Le tiers payant pour les parents-employeurs fait partie de cette COG puisque la plateforme « tout en un » est co-pilotée par les Caf et Pajemploi.

Au final, une COG « petit bras »
Beaucoup de bruit pour rien... Tant d'attente pour si peu ...  Sauf si les dernières tractations en cours aboutissaient à un texte plus acceptable si ce n'est consensuel, la COG 2018-2022 qui va être votée mercredi après-midi est une COG sans grande ambition. Décevante pour la petite enfance. « Petit bras » comme le confiait en off un administrateur.
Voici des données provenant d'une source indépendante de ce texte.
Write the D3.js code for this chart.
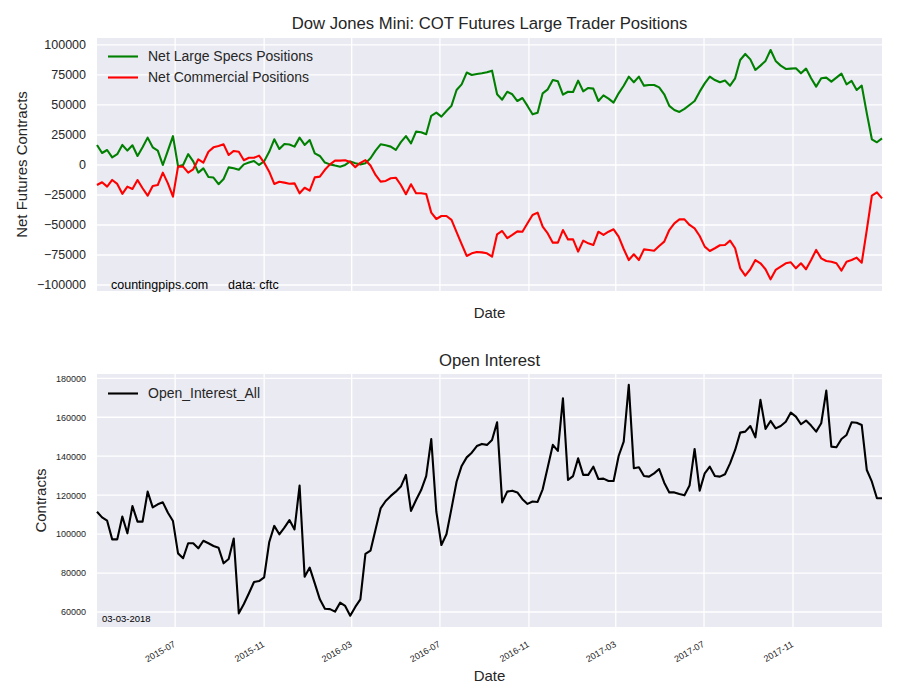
<!DOCTYPE html>
<html>
<head>
<meta charset="utf-8">
<script src="https://cdn.jsdelivr.net/npm/d3@7"></script>
<style>
  body { margin: 0; background: #ffffff; }
  svg { display: block; font-family: "Liberation Sans", Arial, sans-serif; }
</style>
</head>
<body>
<svg id="chart" width="900" height="700"></svg>
<script>
// ---------------- DATA ----------------
const startDate = "2015-03-10";   // first weekly (Tuesday) report date
const weeks = 156;                 // number of weekly observations

const netLargeSpecs = [
  16700, 10000, 12500, 6400, 9000, 16700, 12000, 16400, 7500, 14700,
  22800, 14700, 12000, 0, 12000, 24000, -1000, 0, 9000, 3000,
  -6400, -2800, -10000, -10500, -16000, -11700, -2000, -2800, -4000, 500,
  2000, 3300, 0, 3000, 11000, 21400, 13300, 17500, 17000, 15300,
  22800, 16700, 20800, 9700, 7500, 2000, 500, -500, -1400, 0,
  3000, 1400, 500, 1500, 5600, 12000, 17200, 16400, 15300, 12500,
  19000, 24000, 18000, 27800, 27200, 25600, 41000, 43600, 40300, 45000,
  49400, 62500, 67200, 77000, 75000, 75800, 76400, 77200, 78600, 58900,
  54400, 61000, 58900, 53300, 55800, 49200, 42200, 43600, 59700, 63000,
  70800, 69700, 58600, 61000, 60800, 70300, 61400, 64200, 63600, 53300,
  58000, 55300, 52000, 59700, 66000, 73600, 68900, 73600, 66100, 66700,
  66700, 64700, 58900, 49200, 45800, 44200, 46700, 50000, 53300, 61100,
  68000, 73600, 70800, 68900, 70300, 66100, 72200, 87500, 92500, 88000,
  79200, 82800, 86700, 95800, 86700, 82800, 80000, 80300, 80600, 76400,
  80300, 72200, 65300, 72200, 72800, 69400, 72800, 76100, 67200, 70000,
  62500, 66100, 43000, 21400, 18900, 22200
];

const netCommercial = [
  -16700, -14400, -18000, -12500, -15800, -24000, -18000, -20000, -12500, -19400,
  -25600, -17500, -16700, -6400, -15300, -26400, -1400, -1400, -6400, -3600,
  4700, 2000, 11000, 14700, 15800, 17200, 8300, 11700, 11000, 4000,
  6000, 6000, 7800, 2000, -5600, -15800, -14000, -14700, -15600, -15300,
  -23600, -19000, -21400, -10300, -9700, -4000, 500, 3600, 3600, 4000,
  2500, -1800, 1800, 4000, -500, -8300, -13900, -13300, -11100, -10600,
  -16700, -24400, -16100, -23600, -23600, -24200, -39700, -45000, -42500, -42500,
  -45800, -56000, -66000, -75800, -73600, -72500, -72800, -73600, -76400, -57800,
  -55000, -61000, -58300, -55300, -55600, -48600, -41700, -39700, -51400, -57000,
  -64700, -64700, -54200, -62000, -62000, -72200, -63000, -65300, -66700, -55600,
  -58300, -55600, -53600, -59700, -70000, -79200, -74400, -79200, -70300, -70800,
  -71400, -67500, -63900, -54200, -48600, -45300, -45300, -50000, -52800, -59200,
  -68000, -71700, -69400, -66900, -66700, -63000, -69400, -86100, -92200, -86900,
  -79200, -81900, -86900, -95300, -87500, -84700, -81900, -81100, -86100, -81900,
  -86900, -79200, -70800, -77800, -80000, -80600, -81900, -88000, -80600, -79200,
  -77200, -81400, -54000, -25600, -22800, -27800
];

const openInterestAll = [
  111500, 108600, 106900, 97300, 97300, 109000, 100400, 114400, 106400, 106400,
  121800, 113700, 115300, 116300, 111000, 106700, 90100, 87600, 95300, 95300,
  92700, 96600, 95300, 93900, 93000, 85000, 87200, 97700, 59300, 64100,
  69600, 75400, 75900, 77800, 95800, 104200, 99900, 103300, 107200, 102400,
  124900, 78100, 82800, 74700, 66500, 61700, 61500, 60200, 64800, 63100,
  58100, 62600, 66500, 89800, 91500, 102400, 113200, 117000, 119600, 121800,
  124400, 130400, 111900, 117500, 122600, 129800, 148800, 111500, 94400, 99900,
  113200, 126900, 135000, 139400, 141800, 145200, 146300, 145800, 148300, 157400,
  116300, 121800, 122300, 121400, 117900, 115500, 116700, 116500, 123000, 134300,
  145800, 142700, 169700, 127800, 129800, 138900, 130400, 130400, 134600, 128300,
  128500, 127300, 127300, 140100, 147500, 176600, 133800, 134300, 129800, 129500,
  131200, 133400, 126400, 121400, 121400, 120600, 119900, 124900, 143700, 122300,
  131200, 134600, 129800, 129500, 130700, 136300, 143200, 152100, 152600, 155500,
  149700, 168900, 154000, 158100, 154300, 155500, 157700, 162400, 160300, 156400,
  158300, 155700, 152600, 156900, 173700, 144900, 144600, 148800, 150900, 157400,
  157200, 156000, 132900, 126900, 118400, 118400
];

const topYTicks = [-100000, -75000, -50000, -25000, 0, 25000, 50000, 75000, 100000];
const bottomYTicks = [60000, 80000, 100000, 120000, 140000, 160000, 180000];
const xTickLabels = ["2015-07", "2015-11", "2016-03", "2016-07", "2016-11", "2017-03", "2017-07", "2017-11"];

const topTitle = "Dow Jones Mini: COT Futures Large Trader Positions";
const bottomTitle = "Open Interest";
const seriesNames = ["Net Large Specs Positions", "Net Commercial Positions"];
const oiName = "Open_Interest_All";

// ---------------- CHART ----------------
const parse = d3.timeParse("%Y-%m-%d");
const parseMonth = d3.timeParse("%Y-%m");
const dates = d3.timeWeek.every(1).range(parse(startDate), d3.timeDay.offset(parse(startDate), 7 * weeks));
const tickDates = xTickLabels.map(parseMonth);

const svg = d3.select("#chart");
const textColor = "#262626";
const bg = "#EAEAF2";

const L = 97, R = 882;
const top1 = 38, bot1 = 291;
const top2 = 374, bot2 = 627;

const x = d3.scaleTime().domain([dates[0], dates[dates.length - 1]]).range([L, R]);
const y1 = d3.scaleLinear().domain([-105000, 105800]).range([bot1, top1]);
const y2 = d3.scaleLinear().domain([52300, 182200]).range([bot2, top2]);

function panel(yScale, yTicks, t, b, tickFont, fmt) {
  const g = svg.append("g");
  g.append("rect").attr("x", L).attr("y", t).attr("width", R - L).attr("height", b - t).attr("fill", bg);
  g.selectAll(".hg").data(yTicks).enter().append("line")
    .attr("x1", L).attr("x2", R)
    .attr("y1", d => yScale(d)).attr("y2", d => yScale(d))
    .attr("stroke", "#ffffff").attr("stroke-width", 1.3);
  g.selectAll(".vg").data(tickDates).enter().append("line")
    .attr("y1", t).attr("y2", b)
    .attr("x1", d => x(d)).attr("x2", d => x(d))
    .attr("stroke", "#ffffff").attr("stroke-width", 1.3);
  const ax = g.append("g").attr("transform", `translate(${L},0)`)
    .call(d3.axisLeft(yScale).tickValues(yTicks).tickSize(0).tickPadding(11).tickFormat(fmt));
  ax.select(".domain").remove();
  ax.selectAll("text").attr("font-size", tickFont).attr("fill", textColor)
    .attr("font-family", "'Liberation Sans', Arial, sans-serif");
  return g;
}

const fmtTop = v => (v < 0 ? "\u2212" + Math.abs(v) : String(v));
const fmtBot = v => String(v);

const g1 = panel(y1, topYTicks, top1, bot1, "12.5px", fmtTop);
const g2 = panel(y2, bottomYTicks, top2, bot2, "9px", fmtBot);

const line = (yScale, arr) => d3.line().x((d, i) => x(dates[i])).y(d => yScale(d))(arr);

g1.append("path").attr("d", line(y1, netLargeSpecs)).attr("fill", "none")
  .attr("stroke", "#008000").attr("stroke-width", 2.1).attr("stroke-linejoin", "round");
g1.append("path").attr("d", line(y1, netCommercial)).attr("fill", "none")
  .attr("stroke", "#ff0000").attr("stroke-width", 2.1).attr("stroke-linejoin", "round");
g2.append("path").attr("d", line(y2, openInterestAll)).attr("fill", "none")
  .attr("stroke", "#000000").attr("stroke-width", 2.1).attr("stroke-linejoin", "round");

// titles
svg.append("text").attr("x", (L + R) / 2).attr("y", 29).attr("text-anchor", "middle")
  .attr("font-size", "16.7px").attr("fill", textColor).text(topTitle);
svg.append("text").attr("x", (L + R) / 2).attr("y", 366).attr("text-anchor", "middle")
  .attr("font-size", "16.7px").attr("fill", textColor).text(bottomTitle);

// axis labels
svg.append("text").attr("transform", `translate(27,${(top1 + bot1) / 2}) rotate(-90)`)
  .attr("text-anchor", "middle").attr("font-size", "15px").attr("fill", textColor).text("Net Futures Contracts");
svg.append("text").attr("transform", `translate(46,${(top2 + bot2) / 2}) rotate(-90)`)
  .attr("text-anchor", "middle").attr("font-size", "15px").attr("fill", textColor).text("Contracts");
svg.append("text").attr("x", (L + R) / 2).attr("y", 318).attr("text-anchor", "middle")
  .attr("font-size", "15px").attr("fill", textColor).text("Date");
svg.append("text").attr("x", (L + R) / 2).attr("y", 681).attr("text-anchor", "middle")
  .attr("font-size", "15px").attr("fill", textColor).text("Date");

// x tick labels (bottom panel)
svg.selectAll(".xt").data(tickDates).enter().append("text")
  .attr("transform", (d) => `translate(${x(d) + 1},646) rotate(-30)`)
  .attr("text-anchor", "end").attr("font-size", "9px").attr("fill", textColor)
  .text((d, i) => xTickLabels[i]);

// legends
const legTop = [
  { name: seriesNames[0], color: "#008000", y: 56.5 },
  { name: seriesNames[1], color: "#ff0000", y: 77.5 }
];
legTop.forEach(l => {
  svg.append("line").attr("x1", 108).attr("x2", 138).attr("y1", l.y).attr("y2", l.y)
    .attr("stroke", l.color).attr("stroke-width", 2.1);
  svg.append("text").attr("x", 148).attr("y", l.y).attr("dy", "0.35em")
    .attr("font-size", "14px").attr("fill", textColor).text(l.name);
});
svg.append("line").attr("x1", 108).attr("x2", 138).attr("y1", 393.5).attr("y2", 393.5)
  .attr("stroke", "#000000").attr("stroke-width", 2.1);
svg.append("text").attr("x", 148).attr("y", 393.5).attr("dy", "0.35em")
  .attr("font-size", "14px").attr("fill", textColor).text(oiName);

// annotations
svg.append("text").attr("x", 111).attr("y", 289).attr("font-size", "12.5px").attr("fill", "#000").text("countingpips.com");
svg.append("text").attr("x", 228).attr("y", 289).attr("font-size", "12.5px").attr("fill", "#000").text("data: cftc");
svg.append("text").attr("x", 102).attr("y", 622).attr("font-size", "9.5px").attr("fill", "#000").text("03-03-2018");
</script>
</body>
</html>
Et surtout une COG d’économie et de rigueur avec peu de moyens. Alors même que les derniers comptes de la Sécurité Sociale prévoient que la Branche Famille serait excedentaire de 5 milliards d’euros en 2022…  Dommage car les idées et la philosphie de cette COG ( lutte contre la pauverté, soutien à la parentalité etc.)  ont obtenu un certain consensus auprés des acteurs de la petite enfance. Mais que sont-elles sans  moyens ?
Les  finances somme toute en petite enfance comme ailleurs, si elles ne font pas tout, sont le nerf de la guerre. D’ailleurs Élisabeth Laithier, co-présidente du groupe petite enfance de l’Association des Maires de France (AMF), lors de la journée nationale de soutien à la parentalité s’en inquiétait déjà, elle qui disait : « nous sommes en questionnements sur les financements … car toutes les stratégies s’appuient sur des budgets… Et donc dans l’attente de la future COG ».

Comment, dans ces conditions les professionnels de la petite enfance, des gestionnaires aux salariés de terrain, (sans oublier les assistants maternels pour l’accueil individuel) vont-ils pouvoir continuer à offrir des solutions de garde en assez grand nombre aux familles et un accueil de qualité aux jeunes enfants ? Un coup de Trafalgar est toujours possible. Certains administrateurs comme ceux représentant la CGT et FO ont déjà annoncé qu'ils ne voteraient pas cette COG en l’état. Si d’autres suivaient, le texte pourrait ne pas être approuvé. Un tel vote serait historique (du jamais vu) mais mettrait en difficulté bon nombre de gestionnaires qui attendent leurs subventions, car en année de négociation de COG, tout est bloqué. Il est plus probable que, faisant contre mauvaise fortune bon cœur, le conseil d’administration de la Cnaf dans sa majorité vote le texte et que la Convention d’Objectifs et de Gestion soit signée avant la fin du mois de juillet.